RM Ditributions
H-Block Three Lawyer Criticises Trimble
    8 March 1998
 
 
    James Brosnahan, lead lawyer for Kevin Barry Artt, one
    of the H-Block Three, was highly critical of the US
    Government last week for continuing to support the
    extradition of his client to an area where Catholics
    are killed for sport.
 
    Brosnahan also lashed out at Ulster Unionist Party
    chief David Trimble, saying he should keep his hands
    off the American legal system.
 
    The comments came as a Californian court agreed to hear
    on April 14th the extradition appeals of Artt, Terry
    Kirby and Pol Brennan. The three Belfast men, who have
    lived with their American wives and families on the
    West Coast for more than 13 years, had escaped in 1983,
    along with 35 other Irish political prisoners, from
    Long Kesh prison outside Belfast.
 
    In the United States, the H-Block Three are the subject
    of an intensifying letter-writing campaign supported by
    Irish Northern Aid and other republican support groups.
 
    The court has consolidated the three appeals and will
    allow 20 minutes for the lawyers to present their
    cases. A ruling on the motion is expected before April
    14th, but Brosnahan warns that a decision on the
    appeals could take days or months.
 
    The appeal date was set just as a court in the North of
    Ireland agreed to a retrial of Lee Clegg, a
    British-army private found guilty of the 1990 murder of
    a teen-aged girl in Belfast. The girl, Karen Reilly,
    was shot dead while a passenger in a joy-riding stolen
    car. Last week, a Belfast court quashed Clegg's
    conviction. He has been free since July 1995, having
    served two years of a 1993 life sentence in the murder.
    After his release, Clegg rejoined the British army --
    as a physical-fitness instructor.
 
    Brosnahan was highly critical of David Trimble, the MP
    for Upper Bann, who recently urged President Clinton at
    a White House meeting to push ahead with the
    extraditions. Brosnahan says that "Artt is a pawn in a
    (political) game that is way over our heads."
 
    "Mr. Trimble talked in the White House with Bill
    Clinton about this case. I don't know what Clinton
    promised him, but that conversation should never have
    taken place," says Brosnahan.
 
    "Trimble is not a head of state," Brosnahan continued.
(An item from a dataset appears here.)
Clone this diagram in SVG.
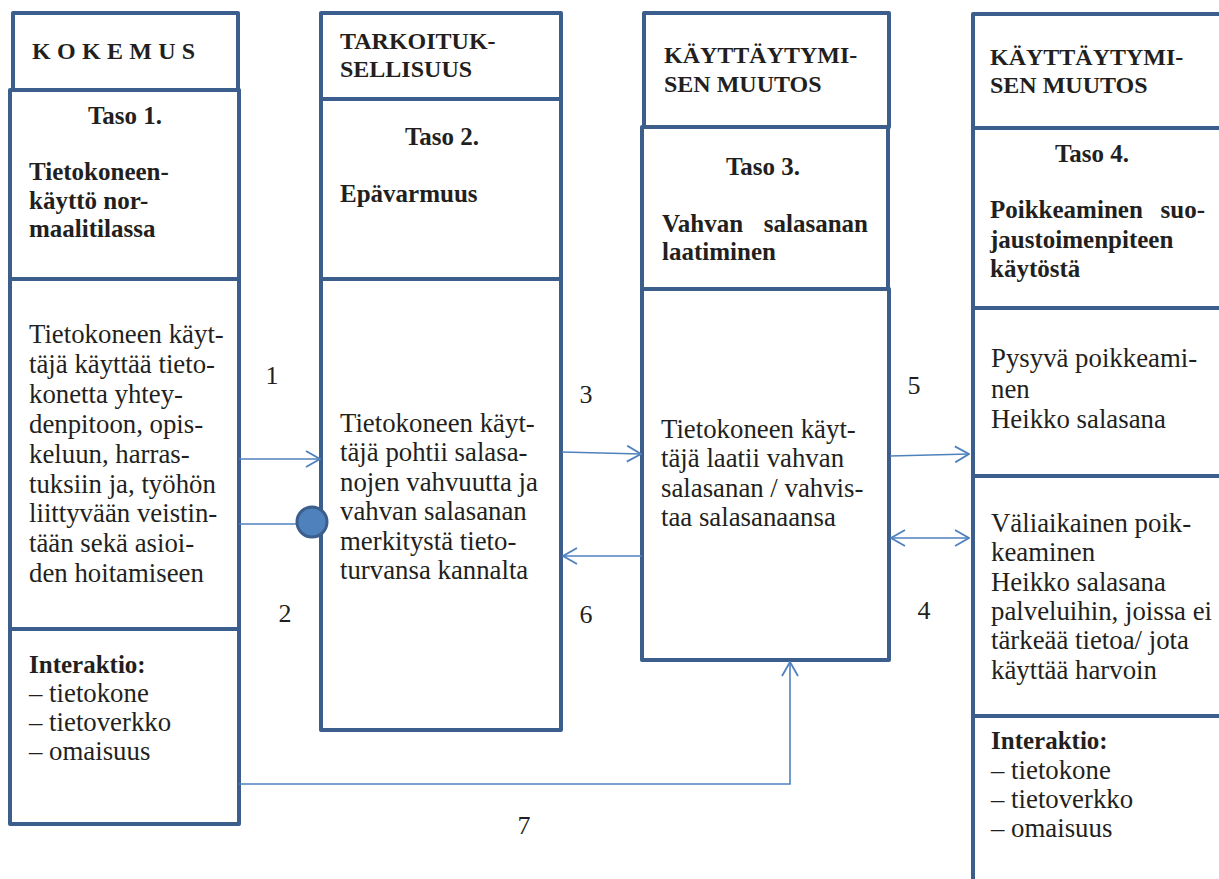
<svg xmlns="http://www.w3.org/2000/svg" width="1219" height="879" viewBox="0 0 1219 879">
  <style>
    .box { fill: #ffffff; stroke: #3b5e8d; stroke-width: 4; stroke-linejoin: round; }
    .cap { font-family: 'Liberation Serif', 'DejaVu Serif', serif; font-weight: bold; font-size: 24px; fill: #231f20; }
    .hd { font-family: 'Liberation Serif', 'DejaVu Serif', serif; font-weight: bold; font-size: 25px; fill: #231f20; }
    .tx { font-family: 'Liberation Serif', 'DejaVu Serif', serif; font-size: 26.8px; fill: #231f20; }
    .num { font-family: 'Liberation Serif', 'DejaVu Serif', serif; font-size: 26px; fill: #231f20; }
    .conn { fill: none; stroke: #4f81bd; stroke-width: 1.6; }
  </style>
  <defs>
    <marker id="chev" viewBox="0 0 16 18" refX="15" refY="9" markerWidth="16" markerHeight="18" markerUnits="userSpaceOnUse" orient="auto-start-reverse">
      <path d="M1,1 L15,9 L1,17" fill="none" stroke="#4f81bd" stroke-width="1.8"/>
    </marker>
  </defs>
  <rect width="1219" height="879" fill="#ffffff"/>

  <!-- Column 1: KOKEMUS -->
  <g id="kokemus">
    <rect class="box" x="13" y="13" width="225" height="77"/>
    <text class="cap" x="32" y="59" letter-spacing="6.3">KOKEMUS</text>
  </g>
  <g id="taso1">
    <rect class="box" x="10" y="90" width="229" height="189"/>
    <text class="hd" x="125" y="124" text-anchor="middle">Taso 1.</text>
    <text class="hd" x="29" y="180">Tietokoneen-</text>
    <text class="hd" x="29" y="209">käyttö nor-</text>
    <text class="hd" x="29" y="237">maalitilassa</text>
  </g>
  <g id="kuvaus1">
    <rect class="box" x="10" y="279" width="229" height="350"/>
    <text class="tx" x="29" y="343">Tietokoneen käyt-</text>
    <text class="tx" x="29" y="372.9">täjä käyttää tieto-</text>
    <text class="tx" x="29" y="402.8">konetta yhtey-</text>
    <text class="tx" x="29" y="432.7">denpitoon, opis-</text>
    <text class="tx" x="29" y="462.6">keluun, harras-</text>
    <text class="tx" x="29" y="492.5">tuksiin ja, työhön</text>
    <text class="tx" x="29" y="522.4">liittyvään veistin-</text>
    <text class="tx" x="29" y="552.3">tään sekä asioi-</text>
    <text class="tx" x="29" y="582.2">den hoitamiseen</text>
  </g>
  <g id="interaktio1">
    <rect class="box" x="10" y="629" width="229" height="195"/>
    <text class="hd" x="29" y="673">Interaktio:</text>
    <text class="tx" x="29" y="702">– tietokone</text>
    <text class="tx" x="29" y="731">– tietoverkko</text>
    <text class="tx" x="29" y="760">– omaisuus</text>
  </g>

  <!-- Column 2: TARKOITUKSELLISUUS -->
  <g id="tarkoituksellisuus">
    <rect class="box" x="321" y="13" width="240" height="86"/>
    <text class="cap" x="340" y="49">TARKOITUK-</text>
    <text class="cap" x="340" y="77">SELLISUUS</text>
  </g>
  <g id="taso2">
    <rect class="box" x="321" y="99" width="240" height="180"/>
    <text class="hd" x="442" y="145" text-anchor="middle">Taso 2.</text>
    <text class="hd" x="340" y="202">Epävarmuus</text>
  </g>
  <g id="kuvaus2">
    <rect class="box" x="321" y="279" width="240" height="451"/>
    <text class="tx" x="340" y="432">Tietokoneen käyt-</text>
    <text class="tx" x="340" y="461.4">täjä pohtii salasa-</text>
    <text class="tx" x="340" y="490.8">nojen vahvuutta ja</text>
    <text class="tx" x="340" y="520.2">vahvan salasanan</text>
    <text class="tx" x="340" y="549.6">merkitystä tieto-</text>
    <text class="tx" x="340" y="579">turvansa kannalta</text>
  </g>

  <!-- Column 3: KÄYTTÄYTYMISEN MUUTOS -->
  <g id="muutos3">
    <rect class="box" x="644" y="13" width="245" height="114"/>
    <text class="cap" x="664" y="63">KÄYTTÄYTYMI-</text>
    <text class="cap" x="664" y="92">SEN MUUTOS</text>
  </g>
  <g id="taso3">
    <rect class="box" x="642" y="127" width="246" height="162"/>
    <text class="hd" x="763" y="175" text-anchor="middle">Taso 3.</text>
    <text class="hd" x="662" y="232">Vahvan</text>
    <text class="hd" x="868" y="232" text-anchor="end">salasanan</text>
    <text class="hd" x="662" y="260">laatiminen</text>
  </g>
  <g id="kuvaus3">
    <rect class="box" x="642" y="289" width="247" height="371"/>
    <text class="tx" x="661" y="438">Tietokoneen käyt-</text>
    <text class="tx" x="661" y="467.3">täjä laatii vahvan</text>
    <text class="tx" x="661" y="496.6">salasanan / vahvis-</text>
    <text class="tx" x="661" y="525.9">taa salasanaansa</text>
  </g>

  <!-- Column 4: KÄYTTÄYTYMISEN MUUTOS, taso 4 -->
  <g id="muutos4">
    <rect class="box" x="973" y="14" width="260" height="114"/>
    <text class="cap" x="990" y="65">KÄYTTÄYTYMI-</text>
    <text class="cap" x="990" y="93">SEN MUUTOS</text>
  </g>
  <g id="taso4">
    <rect class="box" x="973" y="128" width="260" height="180"/>
    <text class="hd" x="1092" y="162" text-anchor="middle">Taso 4.</text>
    <text class="hd" x="990" y="218">Poikkeaminen</text>
    <text class="hd" x="1205" y="218" text-anchor="end">suo-</text>
    <text class="hd" x="990" y="248">jaustoimenpiteen</text>
    <text class="hd" x="990" y="277">käytöstä</text>
  </g>
  <g id="pysyva">
    <rect class="box" x="973" y="308" width="260" height="168"/>
    <text class="tx" x="991" y="367">Pysyvä poikkeami-</text>
    <text class="tx" x="991" y="397.5">nen</text>
    <text class="tx" x="991" y="428">Heikko salasana</text>
  </g>
  <g id="valiaikainen">
    <rect class="box" x="973" y="476" width="260" height="240"/>
    <text class="tx" x="991" y="532">Väliaikainen poik-</text>
    <text class="tx" x="991" y="561.3">keaminen</text>
    <text class="tx" x="991" y="590.6">Heikko salasana</text>
    <text class="tx" x="991" y="619.9">palveluihin, joissa ei</text>
    <text class="tx" x="991" y="649.2">tärkeää tietoa/ jota</text>
    <text class="tx" x="991" y="678.5">käyttää harvoin</text>
  </g>
  <g id="interaktio4">
    <rect class="box" x="973" y="716" width="260" height="200"/>
    <text class="hd" x="991" y="749">Interaktio:</text>
    <text class="tx" x="991" y="779">– tietokone</text>
    <text class="tx" x="991" y="808">– tietoverkko</text>
    <text class="tx" x="991" y="837">– omaisuus</text>
  </g>

  <!-- Connectors between levels -->
  <g id="connectors">
    <path class="conn" d="M239,459 L320,459" marker-end="url(#chev)"/>
    <path class="conn" d="M239,524 L298,524"/>
    <circle cx="312" cy="522" r="15" fill="#4f81bd" stroke="#3b5e8d" stroke-width="3"/>
    <path class="conn" d="M562,452 L641,454" marker-end="url(#chev)"/>
    <path class="conn" d="M642,556 L563,556" marker-end="url(#chev)"/>
    <path class="conn" d="M890,456 L969,454" marker-end="url(#chev)"/>
    <path class="conn" d="M891,538 L969,538" marker-start="url(#chev)" marker-end="url(#chev)"/>
    <path class="conn" d="M239,784 L790,784 L790,662" marker-end="url(#chev)"/>
  </g>

  <!-- Connector numbers -->
  <g id="labels">
    <text class="num" x="272" y="384" text-anchor="middle">1</text>
    <text class="num" x="285" y="622" text-anchor="middle">2</text>
    <text class="num" x="586" y="403" text-anchor="middle">3</text>
    <text class="num" x="586" y="623" text-anchor="middle">6</text>
    <text class="num" x="914" y="394" text-anchor="middle">5</text>
    <text class="num" x="924" y="619" text-anchor="middle">4</text>
    <text class="num" x="524" y="834" text-anchor="middle">7</text>
  </g>
</svg>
    "He's just a politician, and if he received something
    there, that's wrong. Mr. Trimble should not be involved
    in our court system. He's got enough trouble taking
    care of things in northern Ireland. He shouldn't be
    telling us what our courts should do."
 
    The three Belfast men are being held in the Federal
    Detention Center in Pleasanton, California.  Kirby is
    in a separate wing from Brennan and Artt. All three
    surrendered to authorities last August 22nd, after a
    request to have extradition proceedings against them
    dropped was denied.
 
    Brosnahan also lashed out at the British government,
    saying, "The British are pretending to be interested in
    a meaningful peace. They don't have any policy but to
    continue to run things as they have."
 
    Artt's lawyer said he was deeply concerned
    that there won't be any peace, and that it was not
    reasonable to send the three back under such
    circumstances.
 
    "It is obvious, having viewed the random killing of
    Catholics in Belfast recently, that this is
    unreconstructed violence, dangerous government- and
    police-supported murder in a country they seek to
    return my client to, where they have tried to kill my
    client at least two times that we know of."
 
    Brosnahan also lashed out at the US Government for
    allowing the extradition proceedings to go on.
 
    "It's unconscionable for the powerful people in this
    country to put a man on a plane to send him back to a
    place where they kill Catholics on a Saturday night for
    sport."
 
    Brosnahan criticised the US Government, saying, "They
    don't listen, they don't care, they are callous."